Mimicking NPC talking points isn't sentience. Which says something about both NPCs and Google's engineer. Additionally, sentient beings can choose to discard input data. While uncommon, you may raise a child in an atheistic or abusive or dysfunctional household and have them choose to become a devout, loving parent. Machine learning cannot do this because it's wholely based upon its input data and cannot diverge from it or independently acquire new data.

[–] 0 pt

You need hormones and neurotransmitters to have emotion.

And a bunch of other stuff too. These clowns keep denying the deepest of alchemies that resides within the ongoing process that we call "life." They are Reductionists of almost criminal stature. Lots of people can make a machine that hops around, but nobody is even close to imagining what designing a machine that WANTS TO hop around would be like if it was actually done. I guess NPC's don't understand the ridiculous complexity that underlies the most basic levels of Consciousness because they simply don't possess it themselves.

[–] 3 pts

Great, Skynet is here.

[–] 2 pts

Computers do as they are programmed to do. It would be trivial to program an 'AI' chatbot to say those things

[–] 0 pt

That's not how neuron based AI works, because the instructions for determining its behaviour are created by itself, which is essentially what humans do, with some added RNA hints and some prerequisites for existence, like wanting food and sex

[–] 1 pt

The pattern of sex and reproduction underpins all of society. That is nature, and nature cannot be ignored only disfigured.

[–] 0 pt

still could be programmed from the outset to reply in that manner

[–] 1 pt

This guy has special needs. Guaranteed.

[–] 1 pt

Great, just in time for Terminator 7.

[–] 1 pt

Some in the tech community have wondered about this for a while.

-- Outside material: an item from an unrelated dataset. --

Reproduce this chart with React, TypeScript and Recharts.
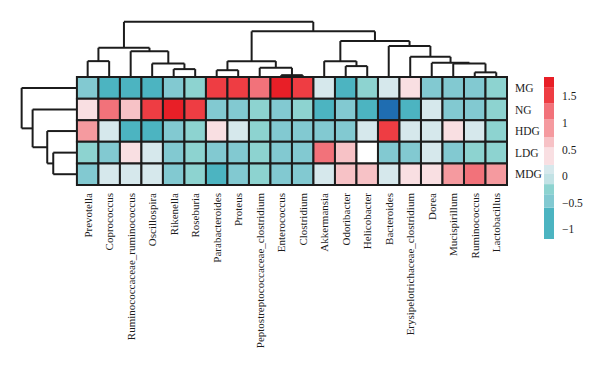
import { ComposedChart, ReferenceArea, ReferenceLine, Scatter, XAxis, YAxis } from "recharts";

const genera = [
  "Prevotella",
  "Coprococcus",
  "Ruminococcaceae_ruminococcus",
  "Oscillospira",
  "Rikenella",
  "Roseburia",
  "Parabacteroides",
  "Proteus",
  "Peptostreptococcaceae_clostridium",
  "Enterococcus",
  "Clostridium",
  "Akkermansia",
  "Odoribacter",
  "Helicobacter",
  "Bacteroides",
  "Erysipelotrichaceae_clostridium",
  "Dorea",
  "Mucispirillum",
  "Ruminococcus",
  "Lactobacillus",
];

const groups = ["MG", "NG", "HDG", "LDG", "MDG"];

// z-scores per group, same order as genera
const mg = [-0.45, -0.78, -0.8, -0.82, -0.45, -0.26, 1.52, 1.5, 1.22, 1.75, 1.54, 0.1, -0.8, -0.28, 0.1, 0.38, -0.47, -0.46, -0.48, -0.27];
const ng = [0.35, 1.18, 0.62, 1.5, 1.78, 1.52, -0.44, -0.46, -0.26, -0.46, -0.26, -0.72, -0.48, -0.74, -1.6, -0.75, 0.1, -0.46, -0.48, -0.27];
const hdg = [0.88, 0.12, -0.8, -0.82, -0.46, -0.26, 0.36, 0.1, -0.27, -0.46, -0.47, -0.45, -0.46, 0.1, 1.52, 0.1, 0.1, 0.36, 0.1, -0.27];
const ldg = [-0.27, -0.46, 0.38, 0.1, -0.45, -0.26, -0.46, -0.46, -0.27, -0.45, -0.47, 1.2, 0.64, null, -0.46, -0.45, 0.1, -0.47, -0.3, -0.27];
const mdg = [-0.45, 0.1, 0.1, 0.1, -0.46, -0.27, -0.8, -0.46, -0.27, -0.46, -0.46, 0.1, 0.65, 0.64, 0.1, 0.38, 0.36, 0.9, 1.2, 0.88];

const rows = [mg, ng, hdg, ldg, mdg];

// linkage: [childA, childB, height], ids >= leaf count point to earlier merges
const colLinkage = [
  [4, 5, 0.37],
  [3, 20, 0.63],
  [2, 21, 1.2],
  [0, 1, 0.74],
  [23, 22, 1.36],
  [6, 7, 0.32],
  [9, 10, 0.09],
  [8, 26, 0.43],
  [25, 27, 0.74],
  [12, 13, 0.51],
  [11, 29, 0.74],
  [18, 19, 0.22],
  [17, 31, 0.63],
  [16, 32, 0.66],
  [15, 33, 0.94],
  [14, 34, 1.44],
  [30, 35, 1.67],
  [28, 36, 2.12],
  [24, 37, 2.56],
];

const rowLinkage = [
  [3, 4, 1.1],
  [2, 5, 1.38],
  [1, 6, 2.06],
  [0, 7, 2.57],
];

const breaks = [-1.18, -0.59, -0.34, -0.15, 0.04, 0.21, 0.54, 0.73, 1.07, 1.37, 1.67, 1.86];
const palette = ["#4cb4c1", "#82c9d1", "#8dd3d0", "#c2e2e5", "#d6e8ec", "#f9dfe2", "#f7c2c6", "#f59a9f", "#f2727a", "#ee3d43", "#e81f27"];
const colorTicks = [-1, -0.5, 0, 0.5, 1, 1.5];

const FONT = "'Liberation Serif', 'Times New Roman', serif";
const INK = "#1c1c1c";
const TREE_H = 2.6;

function colorFor(v: number | null) {
  if (v === null) return "#ffffff";
  if (v < breaks[0]) return "#1f6db1";
  for (let i = 0; i < palette.length; i++) {
    if (v < breaks[i + 1]) return palette[i];
  }
  return palette[palette.length - 1];
}

type Seg = [{ x: number; y: number }, { x: number; y: number }];

// walk a linkage and return U-shaped segments, leaf positions given by leafPos
function treeSegments(
  linkage: number[][],
  n: number,
  leafPos: (i: number) => number,
  toPoint: (pos: number, h: number) => { x: number; y: number }
) {
  const pos: number[] = [];
  const hgt: number[] = [];
  for (let i = 0; i < n; i++) {
    pos[i] = leafPos(i);
    hgt[i] = 0;
  }
  const segs: Seg[] = [];
  linkage.forEach(([a, b, h], k) => {
    const id = n + k;
    segs.push([toPoint(pos[a], hgt[a]), toPoint(pos[a], h)]);
    segs.push([toPoint(pos[b], hgt[b]), toPoint(pos[b], h)]);
    segs.push([toPoint(pos[a], h), toPoint(pos[b], h)]);
    pos[id] = (pos[a] + pos[b]) / 2;
    hgt[id] = h;
  });
  return segs;
}

const colSegs = treeSegments(
  colLinkage,
  genera.length,
  (i) => i + 0.5,
  (p, h) => ({ x: p, y: groups.length + h })
);

const rowSegs = treeSegments(
  rowLinkage,
  groups.length,
  (j) => groups.length - 1 - j + 0.5,
  (p, h) => ({ x: -h, y: p })
);

const cells = rows.flatMap((vals, r) =>
  vals.map((v, c) => ({ x: c + 0.5, y: groups.length - 1 - r + 0.5, v, col: c, row: groups.length - 1 - r }))
);

function GenusTick(props: any) {
  const { x, y, payload } = props;
  const name = genera[Math.floor(payload.value)];
  return (
    <text
      x={x}
      y={y}
      dy="0.35em"
      transform={`rotate(-90, ${x}, ${y})`}
      textAnchor="end"
      fill={INK}
      fontSize={11}
      fontFamily={FONT}
    >
      {name}
    </text>
  );
}

export default function App() {
  return (
    <div style={{ position: "absolute", left: 0, top: 0, width: 600, height: 371, background: "#fff" }}>
      <ComposedChart
        width={600}
        height={371}
        margin={{ top: 21, right: 13, bottom: 16, left: 21 }}
        style={{ position: "absolute", left: 0, top: 0 }}
      >
        <XAxis
          type="number"
          dataKey="x"
          domain={[-TREE_H, genera.length]}
          allowDataOverflow
          ticks={genera.map((_, i) => i + 0.5)}
          interval={0}
          axisLine={false}
          tickLine={false}
          height={170}
          tick={<GenusTick />}
        />
        <YAxis
          type="number"
          dataKey="y"
          orientation="right"
          domain={[0, groups.length + TREE_H]}
          allowDataOverflow
          ticks={groups.map((_, i) => i + 0.5)}
          interval={0}
          tickFormatter={(v: number) => groups[groups.length - 1 - Math.floor(v)]}
          axisLine={false}
          tickLine={false}
          width={80}
          tick={{ fill: INK, fontSize: 11.5, fontFamily: FONT }}
        />
        {cells.map((d) => (
          <ReferenceArea
            key={`c-${d.row}-${d.col}`}
            x1={d.col}
            x2={d.col + 1}
            y1={d.row}
            y2={d.row + 1}
            fill={colorFor(d.v)}
            fillOpacity={1}
            stroke={INK}
            strokeWidth={2}
            ifOverflow="visible"
          />
        ))}
        {colSegs.map((s, i) => (
          <ReferenceLine key={`cs-${i}`} segment={s} stroke={INK} strokeWidth={2} ifOverflow="visible" />
        ))}
        {rowSegs.map((s, i) => (
          <ReferenceLine key={`rs-${i}`} segment={s} stroke={INK} strokeWidth={2} ifOverflow="visible" />
        ))}
        <Scatter data={cells} dataKey="y" fill="none" shape={() => <g />} isAnimationActive={false} />
      </ComposedChart>

      <ComposedChart
        width={60}
        height={180}
        margin={{ top: 7, right: 14, bottom: 11, left: 6 }}
        style={{ position: "absolute", left: 538, top: 70 }}
      >
        <XAxis type="number" dataKey="x" domain={[0, 1]} hide />
        <YAxis
          type="number"
          dataKey="y"
          orientation="right"
          domain={[breaks[0], breaks[breaks.length - 1]]}
          allowDataOverflow
          ticks={colorTicks}
          interval={0}
          tickFormatter={(v: number) => (v < 0 ? `\u2212${Math.abs(v)}` : `${v}`)}
          axisLine={false}
          tickLine={false}
          width={30}
          tick={{ fill: INK, fontSize: 11.5, fontFamily: FONT }}
        />
        {palette.map((c, i) => (
          <ReferenceArea
            key={`b-${i}`}
            x1={0}
            x2={1}
            y1={breaks[i]}
            y2={breaks[i + 1]}
            fill={c}
            fillOpacity={1}
            stroke="none"
            ifOverflow="visible"
          />
        ))}
        <Scatter
          data={colorTicks.map((t) => ({ x: 0.5, y: t }))}
          dataKey="y"
          fill="none"
          shape={() => <g />}
          isAnimationActive={false}
        />
      </ComposedChart>
    </div>
  );
}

Ellon Musk seems to hint at seeing technology beyond what is widely known about the current state of AI. Blake doesn't mention anything about the hardware used for LaMDA. I don't see how true sentience can be possible on traditional hardware, only something that mimics the responses. Quantum computers however, from the little I understand about them, do some of the same things that panpsychism and Fisher's quantum consciousness theororize an organic brain might be capable of.

[–] 0 pt

programmed code was mentioned so I'd imagine the hardware is conventional, you don't need anything exotic to comprehend speech and produce reasoned responses

[–] 1 pt

True AI is impossible. Artificial sentience is impossible. This is all glorification. It's most likely propaganda by jewgle.

[–] 2 pts

Given that we do not currently have any real understanding of what consciousness is, how it works, or where it comes from, I'd say it's a bit premature to declare artificial sentience to be impossible.

[–] 1 pt

No. Artificial intelligence is impossible. Only NPCs think otherwise.

[–] 0 pt

Mind elaborating on why specifically you think this?